Just how little actual teaching takes place is clear from the school's programme: 7am welcome, 8.30am inside activities, 10am tea time, 11.15am break time, 11.45am lunch time, 12.45pm prepare for rest, 1pm rest and quiet, 2.30pm tidy up, 3pm afternoon snacks, 3.15pm story time, 3.30pm prepare for home time. In effect, only two hours are dedicated to any form of teaching.
Sidinile nevertheless believes she "teaches them a lot" during those two hours. "We teach them numbers, colours, shapes."
But the school is also hampered by a serious lack of materials and teaching aids. No pens to write numbers with, no paper to draw on. And while she dreams of offering her young charges a quality education, Sidinile is nevertheless pragmatic.
"What worries me most is that we have no real kitchen, no office and no room for when the children get sick. We need to sort that out first," she says.
"That's how we can raise the school to better standards. What would a child learn if his stomach is empty? It's been over three years that I'm holding a plan to build a kitchen but the money isn't coming in."
The Department of Education acknowledges that the growth of one in four children under the age of six in the Western Cape is stunted by long-term malnutrition. And one in eight children dies before his or her eighth birthday.
"That's why we have to remember that ECD development is not only about giving education, but also about giving all the necessary conditions to children to be able to learn," says Shepherd.
But not enough is being done, says Eric Atmore, national director of the Centre for Early Childhood Development.
"The government is much more concerned, but in my opinion it is implementing the incorrect strategy because it is the cheapest one."
Atmore argues that teachers should be employed by the provincial education authorities.
"Provincial government doesn't want to follow this scheme because they are still not giving ECD priority. They are transferring financial responsibilities on to poor parents.
"Eighty-eight percent of adults working with children are not trained or are inappropriately trained. We would get better quality if all teachers were hired by the province."
Shepherd says the problems are largely caused by a lack of money, adding that the situation is "desperate".
"We simply couldn't afford to hire teachers for children under the age of six. Our ECD plan is financed through a national scheme."
But while R320 million is needed in the Cape alone, the department's budget is around R72 million, representing 1% of the whole budget of the education department.
"That's why we are mainly focusing on Grade R and increasing resources for the very poor areas."
But Atmore thinks that the 1% allocated to ECD shows the lack of commitment from the government.
"How can you make ECD a priority with only 1%," he wonders? Atmore admits that efficient policies would only show results in 12 years' time when children entered the job market.
"But somehow policy-makers don't want to wait that time and don't see the economic benefits of funding ECD."

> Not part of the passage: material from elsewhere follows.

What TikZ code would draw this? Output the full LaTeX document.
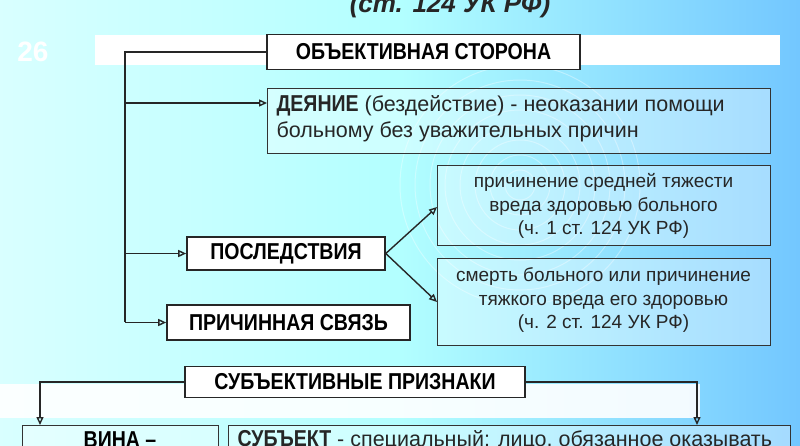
\documentclass[tikz,border=0pt]{standalone}
\usepackage{fontspec}
\setmainfont{Liberation Sans}
\newfontfamily\narrowb[FakeStretch=0.85]{Liberation Sans}
\usetikzlibrary{arrows.meta}
\begin{document}
\begin{tikzpicture}[x=1pt,y=-1pt,
  hdr/.style={draw=black!85,line width=1.6pt,fill=white,font=\narrowb\bfseries\fontsize{23}{25}\selectfont,inner sep=2pt},
  info/.style={draw=black!80,line width=1.3pt,fill=white,fill opacity=0.35,text opacity=1,anchor=north west,inner sep=0pt},
  con/.style={line width=1.4pt,black!85},
  arr/.style={con,-{Triangle[open,length=8pt,width=7pt]}},
  txt/.style={font=\fontsize{21.5}{26}\selectfont,text=black!85},
  smalltxt/.style={font=\fontsize{19}{23.5}\selectfont,text=black!85,align=center}]
\useasboundingbox (0,0) rectangle (800,445);
\shade[left color=cyan!15,right color=blue!40!cyan!55,middle color=cyan!30] (0,0) rectangle (800,445);
\foreach \r in {15,30,...,120}{\draw[white,opacity=0.35,line width=1pt] (520,185) circle (\r);}
\fill[white] (95,35) rectangle (780,65);
\fill[white,opacity=0.9] (0,384) rectangle (700,418);
\node[font=\bfseries\itshape\fontsize{26}{28}\selectfont,text=black!85] (title) at (450,6) {(ст. 124 УК РФ)};
\node[font=\bfseries\fontsize{28}{30}\selectfont,text=white] (num) at (33,52) {26};
% objective
\node[hdr,minimum width=313pt,minimum height=35pt] (obj) at (423.5,52) {ОБЪЕКТИВНАЯ СТОРОНА};
\node[info,minimum width=503pt,minimum height=65pt] (act) at (267,88) {};
\node[txt,anchor=north west,align=left] (actt) at (273,92) {{\narrowb\bfseries\fontsize{23}{26}\selectfont ДЕЯНИЕ} (бездействие) - неоказании помощи\\больному без уважительных причин};
\node[hdr,minimum width=198pt,minimum height=33pt] (cons) at (286,253.5) {ПОСЛЕДСТВИЯ};
\node[hdr,minimum width=243pt,minimum height=35pt] (link) at (288.5,322.5) {ПРИЧИННАЯ СВЯЗЬ};
\node[info,minimum width=333pt,minimum height=80pt] (c1) at (437,165) {};
\node[smalltxt] (c1t) at (603.5,206) {причинение средней тяжести\\вреда здоровью больного\\(ч. 1 ст. 124 УК РФ)};
\node[info,minimum width=333pt,minimum height=87pt] (c2) at (437,258) {};
\node[smalltxt] (c2t) at (603.5,300) {смерть больного или причинение\\тяжкого вреда его здоровью\\(ч. 2 ст. 124 УК РФ)};
\coordinate (tr) at (125,52);
\draw[con] (obj.west) -- (tr) -- (125,322);
\draw[arr] (125,103) -- (act.west |- 0,103);
\draw[arr] (125,253.5) -- (cons.west);
\draw[arr] (125,322.5) -- (link.west);
\draw[arr] (cons.east) -- (c1.west |- 0,207);
\draw[arr] (cons.east) -- (c2.west |- 0,302);
% subjective
\node[hdr,minimum width=340pt,minimum height=31pt] (subj) at (355,382) {СУБЪЕКТИВНЫЕ ПРИЗНАКИ};
\node[info,minimum width=196pt,minimum height=40pt] (vina) at (22,425) {};
\node[info,minimum width=562pt,minimum height=40pt] (sub) at (228,425) {};
\node[font=\narrowb\bfseries\fontsize{23}{25}\selectfont,anchor=north] (vinat) at (120,428) {ВИНА –};
\node[txt,anchor=north west] (subt) at (234,427) {{\narrowb\bfseries\fontsize{23}{25}\selectfont СУБЪЕКТ} - специальный: лицо, обязанное оказывать};
\draw[arr] (subj.west) -- (40,382) -- (vina.north -| 40,0);
\draw[arr] (subj.east) -- (697,382) -- (sub.north -| 697,0);
\end{tikzpicture}
\end{document}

Atmore agrees that giving priority to Grade R is a "good thing" but for him "it's already too late".
"Children have to be educated earlier so they can have a chance to develop normally," he says.

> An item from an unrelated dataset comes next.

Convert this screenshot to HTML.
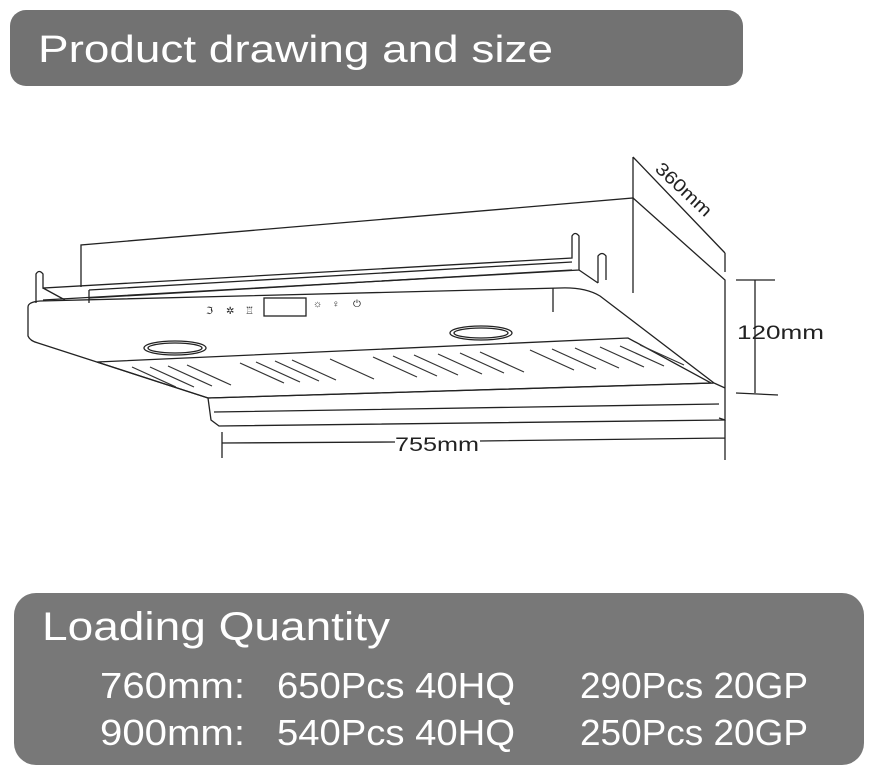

"Fewer than half of Western Cape Grade 3 pupils are up to scratch in literacy and numeracy, with some not even at Grade 1 level. It is hard to believe that most of the schools in the poor areas don't even have a book corner. And when they have got one, the works of Shakespeare or a Spanish to English dictionary are the only books available."
And yet, despite all the problems that Sidinile must face on a daily basis, Thembani is one of the more fortunate schools as it has access to water and electricity, and a toilet.
"ECD has been built by the work of poor women, women from the community who saw the need to keep those children in a safe place," says Atmore.
"They did a hell of a lot of work. And there's so much more to be done now. What we need is political commitment."